Jeppe Gjervig Gram (Borgen) is the showrunner behind Follow the Money (acquired from DR Sales), which returns for a third season. Across the course of 10 episodes, the new run shifts from white-collar crime in the world of high financing to the more gritty and rough world of street crime and drug dealing, and focuses on two characters from the previous seasons: Nicky and Alf. Nicky has become a heavy-weight kingpin in the Danish underworld, while Alf is in a new job with one of the Police’s gang units, which The Fraud Squad lends out employees to when the narcotics investigators need to crack the kingpin’s accounts and finances. Alf and Nicky are in direct opposition to each other – and when one of them pulls a clever manoeuver, the other counteracts. A new main character is also introduced, Anna, who is the centre of her own arena – a bank. Anna is the proficient but overlooked bank employee, who is suddenly recognised for her abilities in alternative ways. Throughout the season, she will become an important accomplice in the laundering of the criminals’ money.

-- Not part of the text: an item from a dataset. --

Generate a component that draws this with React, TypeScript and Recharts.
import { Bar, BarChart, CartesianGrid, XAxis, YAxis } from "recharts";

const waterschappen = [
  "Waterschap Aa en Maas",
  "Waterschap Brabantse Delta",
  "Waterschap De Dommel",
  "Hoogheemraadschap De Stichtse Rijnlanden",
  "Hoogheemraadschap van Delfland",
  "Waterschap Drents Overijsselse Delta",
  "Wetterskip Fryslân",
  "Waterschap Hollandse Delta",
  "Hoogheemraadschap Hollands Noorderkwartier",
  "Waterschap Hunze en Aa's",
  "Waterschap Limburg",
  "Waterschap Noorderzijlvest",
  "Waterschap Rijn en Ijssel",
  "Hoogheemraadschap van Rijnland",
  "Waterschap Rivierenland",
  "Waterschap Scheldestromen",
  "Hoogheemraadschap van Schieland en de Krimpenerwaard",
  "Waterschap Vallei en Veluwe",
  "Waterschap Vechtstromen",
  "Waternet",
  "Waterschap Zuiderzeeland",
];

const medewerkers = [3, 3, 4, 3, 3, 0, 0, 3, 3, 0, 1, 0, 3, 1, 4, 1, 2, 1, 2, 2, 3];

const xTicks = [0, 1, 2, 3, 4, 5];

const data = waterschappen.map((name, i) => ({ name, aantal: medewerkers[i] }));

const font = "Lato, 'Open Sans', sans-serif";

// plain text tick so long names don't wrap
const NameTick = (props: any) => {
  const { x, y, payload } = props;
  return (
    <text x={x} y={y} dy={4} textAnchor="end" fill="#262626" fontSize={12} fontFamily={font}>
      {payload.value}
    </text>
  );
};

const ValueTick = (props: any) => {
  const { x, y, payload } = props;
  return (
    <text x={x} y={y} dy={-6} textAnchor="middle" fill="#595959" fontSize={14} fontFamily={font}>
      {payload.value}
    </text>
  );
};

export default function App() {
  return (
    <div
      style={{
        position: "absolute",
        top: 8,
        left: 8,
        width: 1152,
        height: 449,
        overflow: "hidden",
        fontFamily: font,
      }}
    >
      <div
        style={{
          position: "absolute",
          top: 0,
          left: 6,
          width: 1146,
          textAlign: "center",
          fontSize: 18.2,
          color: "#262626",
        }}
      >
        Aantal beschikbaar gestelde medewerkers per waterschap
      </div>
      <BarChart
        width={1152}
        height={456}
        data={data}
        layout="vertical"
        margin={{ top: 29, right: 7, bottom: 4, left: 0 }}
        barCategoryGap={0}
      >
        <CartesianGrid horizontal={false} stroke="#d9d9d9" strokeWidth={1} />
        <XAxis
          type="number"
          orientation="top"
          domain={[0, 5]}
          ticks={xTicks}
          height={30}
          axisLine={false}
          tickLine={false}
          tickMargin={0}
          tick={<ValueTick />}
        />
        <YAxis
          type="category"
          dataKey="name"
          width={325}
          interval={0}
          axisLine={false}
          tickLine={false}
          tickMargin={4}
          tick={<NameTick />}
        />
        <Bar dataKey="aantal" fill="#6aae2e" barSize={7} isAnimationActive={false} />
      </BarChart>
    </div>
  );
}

Acquired from co-producer and worldwide distributor Entertainment One (eOne), Cardinal also returns for a third season. It picks up in autumn and finds a grieving Cardinal torn between obsessive questions about his wife’s death and his loyalty to his partner, Delorme, when a spiralling double murder investigation turns Algonquin Bay into a danger zone, and pushes the two detectives to their limits.

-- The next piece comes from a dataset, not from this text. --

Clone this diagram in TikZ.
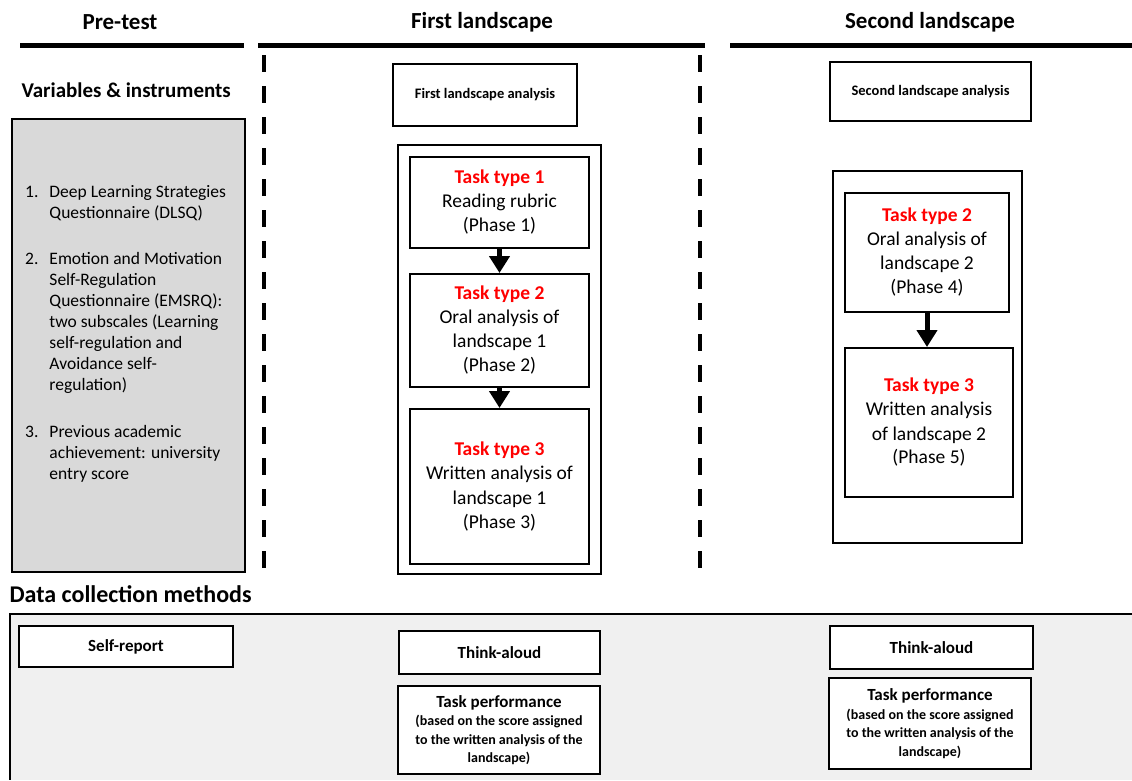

Cassian Harrison, BBC Four Channel Editor, says: “As the original home of contemporary international drama on British television, BBC Four continues to fire on all cylinders, bringing choice new titles and returning favourites back to its established Saturday night slot. Ranging from the open seas of the South Pacific to the back-woods of Canada, with – of course – some Nordic wilderness stop-offs along the way, we hope audiences will enjoy our thrilling Spring selections as much as we do.”